Expectedly, the changes of the Bankruptcy Judges, United States Trustees and Family Farmer Protection Act of 1986, like their predecessors, were  not permanent and required extension to be of continued worth to family farmers. Moreover, benefits to family fishermen were still lacking in terms of the Bankruptcy Code.
With the advent of the Bankruptcy Abuse Prevention and Consumer Protection Act of 2005 (BAPCPA), however, Chapter 12 officially recognized the needs of fishers for debt reorganization/assistance. Most critically, the BAPCPA turned Chapter 12 from a mere crisis intervention measure to a permanent institution and short-term option for relief from credit collections.


Frazier-Lemke Act

The original Frazier-Lemke Act, named for North Dakotan lawmakers Lynn Frazier and William Lemke, limited the ability of banks to repossess farmlands from private owners on the basis of debt incurred during the Depression and re-envisioned how debts in repayment plans should be calculated, making them concordant with their current (at the time) value. In addition, the Frazier-Lemke Act afforded debtors a five-year “moratorium” on the ability of creditors to collect on their investments in farms.
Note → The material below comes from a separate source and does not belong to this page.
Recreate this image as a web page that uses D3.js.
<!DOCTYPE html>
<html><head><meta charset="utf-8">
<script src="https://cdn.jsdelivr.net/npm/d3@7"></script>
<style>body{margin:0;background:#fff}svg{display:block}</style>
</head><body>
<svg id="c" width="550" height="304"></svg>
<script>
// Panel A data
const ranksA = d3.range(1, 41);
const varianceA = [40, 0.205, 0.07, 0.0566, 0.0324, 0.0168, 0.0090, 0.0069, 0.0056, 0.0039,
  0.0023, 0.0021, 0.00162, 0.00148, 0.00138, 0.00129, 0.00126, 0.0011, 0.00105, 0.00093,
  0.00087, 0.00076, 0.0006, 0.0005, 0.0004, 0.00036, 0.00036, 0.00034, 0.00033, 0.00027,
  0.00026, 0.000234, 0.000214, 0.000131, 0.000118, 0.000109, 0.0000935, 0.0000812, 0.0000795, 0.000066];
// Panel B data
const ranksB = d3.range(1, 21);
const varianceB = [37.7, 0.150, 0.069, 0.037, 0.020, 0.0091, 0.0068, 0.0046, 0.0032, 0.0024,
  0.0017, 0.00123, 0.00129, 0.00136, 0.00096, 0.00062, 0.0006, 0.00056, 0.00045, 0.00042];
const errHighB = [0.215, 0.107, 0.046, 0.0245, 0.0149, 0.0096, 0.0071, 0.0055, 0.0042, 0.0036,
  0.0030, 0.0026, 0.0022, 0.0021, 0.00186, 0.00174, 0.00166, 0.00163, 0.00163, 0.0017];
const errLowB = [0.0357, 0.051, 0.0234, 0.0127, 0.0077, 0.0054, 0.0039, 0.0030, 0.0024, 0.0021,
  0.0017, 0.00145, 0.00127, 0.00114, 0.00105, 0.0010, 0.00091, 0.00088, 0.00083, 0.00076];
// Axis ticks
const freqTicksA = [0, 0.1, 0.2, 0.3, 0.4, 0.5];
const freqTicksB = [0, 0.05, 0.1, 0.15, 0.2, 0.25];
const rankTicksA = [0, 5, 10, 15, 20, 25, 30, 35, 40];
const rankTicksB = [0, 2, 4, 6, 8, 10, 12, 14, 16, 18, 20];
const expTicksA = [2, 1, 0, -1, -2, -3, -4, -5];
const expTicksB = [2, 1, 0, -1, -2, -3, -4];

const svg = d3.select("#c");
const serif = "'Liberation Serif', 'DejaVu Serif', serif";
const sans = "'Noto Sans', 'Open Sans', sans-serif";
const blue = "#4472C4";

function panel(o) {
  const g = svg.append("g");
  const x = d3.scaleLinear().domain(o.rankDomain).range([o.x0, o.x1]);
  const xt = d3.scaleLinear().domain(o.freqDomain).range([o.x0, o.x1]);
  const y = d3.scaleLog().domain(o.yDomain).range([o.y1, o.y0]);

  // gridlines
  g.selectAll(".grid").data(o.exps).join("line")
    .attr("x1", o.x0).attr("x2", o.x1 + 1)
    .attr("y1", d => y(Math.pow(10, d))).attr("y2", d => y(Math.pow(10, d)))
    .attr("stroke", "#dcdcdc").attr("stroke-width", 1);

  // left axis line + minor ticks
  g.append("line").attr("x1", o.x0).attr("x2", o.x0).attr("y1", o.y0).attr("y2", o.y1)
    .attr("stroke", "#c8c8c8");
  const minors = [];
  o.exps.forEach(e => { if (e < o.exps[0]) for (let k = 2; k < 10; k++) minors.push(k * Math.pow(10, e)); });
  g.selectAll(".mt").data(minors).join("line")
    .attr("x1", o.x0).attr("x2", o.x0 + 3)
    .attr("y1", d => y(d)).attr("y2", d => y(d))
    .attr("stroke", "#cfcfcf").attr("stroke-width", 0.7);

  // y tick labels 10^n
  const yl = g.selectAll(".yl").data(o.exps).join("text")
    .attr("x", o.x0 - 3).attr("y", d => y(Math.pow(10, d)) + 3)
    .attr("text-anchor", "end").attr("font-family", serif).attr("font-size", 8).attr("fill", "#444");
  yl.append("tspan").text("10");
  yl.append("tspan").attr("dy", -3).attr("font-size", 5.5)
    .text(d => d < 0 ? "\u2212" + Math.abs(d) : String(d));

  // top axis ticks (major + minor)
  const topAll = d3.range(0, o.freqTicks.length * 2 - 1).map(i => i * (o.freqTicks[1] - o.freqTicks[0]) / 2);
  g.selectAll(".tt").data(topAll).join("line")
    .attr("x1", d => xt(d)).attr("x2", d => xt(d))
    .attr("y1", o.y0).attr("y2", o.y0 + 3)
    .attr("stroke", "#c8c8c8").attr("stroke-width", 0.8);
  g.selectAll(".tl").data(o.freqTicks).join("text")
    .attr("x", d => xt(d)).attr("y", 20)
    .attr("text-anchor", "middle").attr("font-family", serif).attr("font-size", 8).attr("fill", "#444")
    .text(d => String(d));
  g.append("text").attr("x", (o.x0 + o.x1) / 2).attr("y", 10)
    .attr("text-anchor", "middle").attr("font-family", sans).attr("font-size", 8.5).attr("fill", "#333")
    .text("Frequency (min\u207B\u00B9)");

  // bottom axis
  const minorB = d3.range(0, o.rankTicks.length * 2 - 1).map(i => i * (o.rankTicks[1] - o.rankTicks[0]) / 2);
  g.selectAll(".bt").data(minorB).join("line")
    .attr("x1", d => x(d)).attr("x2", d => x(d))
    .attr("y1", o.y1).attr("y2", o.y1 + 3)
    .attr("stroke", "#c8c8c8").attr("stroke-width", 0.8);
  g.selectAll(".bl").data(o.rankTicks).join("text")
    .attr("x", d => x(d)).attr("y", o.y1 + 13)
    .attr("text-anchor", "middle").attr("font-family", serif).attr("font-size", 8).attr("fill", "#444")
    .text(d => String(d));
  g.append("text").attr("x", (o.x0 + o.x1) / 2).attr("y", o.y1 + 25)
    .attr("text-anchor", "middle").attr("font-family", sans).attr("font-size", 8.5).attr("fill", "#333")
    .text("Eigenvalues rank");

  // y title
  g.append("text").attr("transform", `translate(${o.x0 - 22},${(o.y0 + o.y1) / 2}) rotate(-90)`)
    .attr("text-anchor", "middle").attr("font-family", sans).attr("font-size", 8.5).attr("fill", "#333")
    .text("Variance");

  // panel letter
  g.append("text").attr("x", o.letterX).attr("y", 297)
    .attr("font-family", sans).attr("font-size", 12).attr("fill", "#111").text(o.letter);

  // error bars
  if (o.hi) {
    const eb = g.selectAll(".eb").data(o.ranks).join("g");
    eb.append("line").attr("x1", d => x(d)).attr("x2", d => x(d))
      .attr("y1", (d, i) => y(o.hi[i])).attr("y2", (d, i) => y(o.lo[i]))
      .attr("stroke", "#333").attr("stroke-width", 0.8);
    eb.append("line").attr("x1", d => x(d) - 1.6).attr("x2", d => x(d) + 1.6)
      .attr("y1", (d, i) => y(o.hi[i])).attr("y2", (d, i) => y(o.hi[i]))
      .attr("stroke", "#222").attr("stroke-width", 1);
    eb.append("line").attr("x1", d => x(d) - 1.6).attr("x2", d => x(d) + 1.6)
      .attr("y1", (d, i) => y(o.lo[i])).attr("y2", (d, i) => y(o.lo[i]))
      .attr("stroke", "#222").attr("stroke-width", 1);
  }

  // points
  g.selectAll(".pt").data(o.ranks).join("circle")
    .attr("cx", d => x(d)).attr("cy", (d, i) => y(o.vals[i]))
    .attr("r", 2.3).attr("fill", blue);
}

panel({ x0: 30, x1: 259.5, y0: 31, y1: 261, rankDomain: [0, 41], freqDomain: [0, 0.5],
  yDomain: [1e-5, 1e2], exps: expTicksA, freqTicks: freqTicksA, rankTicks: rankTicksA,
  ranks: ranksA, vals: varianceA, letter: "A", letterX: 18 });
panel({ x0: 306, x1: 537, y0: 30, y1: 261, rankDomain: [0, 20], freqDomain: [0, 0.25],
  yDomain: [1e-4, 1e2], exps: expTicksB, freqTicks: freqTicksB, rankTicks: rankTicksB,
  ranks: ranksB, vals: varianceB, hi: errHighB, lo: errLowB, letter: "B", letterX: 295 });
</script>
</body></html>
Ultimately, though, the Supreme Court found the Frazier-Lemke Act to be a unconstitutional violation of the Fifth Amendment, unlawfully keeping lenders from their due “property,” which banking standards would seem to confirm. After all, such were the consequences of defaulting on a loan.
Just the same, the circumstances surrounding the Great Depression begged clemency on the behalf of farmer-debtors. Consequently, the Frazier-Lemke Act was reformed as the Frazier-Lemke Farm Mortgage Moratorium Act in ways that were more constitutionally viable and fair to creditors.
The Supreme Court, in its majority decision in 1937’s Wright v. Vinton Branch of Mountain Trust Bank of Roanoke, confirmed the legitimacy of the Act, and likewise confirmed it would be influential in the creation of Chapter 12 down the road, serving as historical precedence.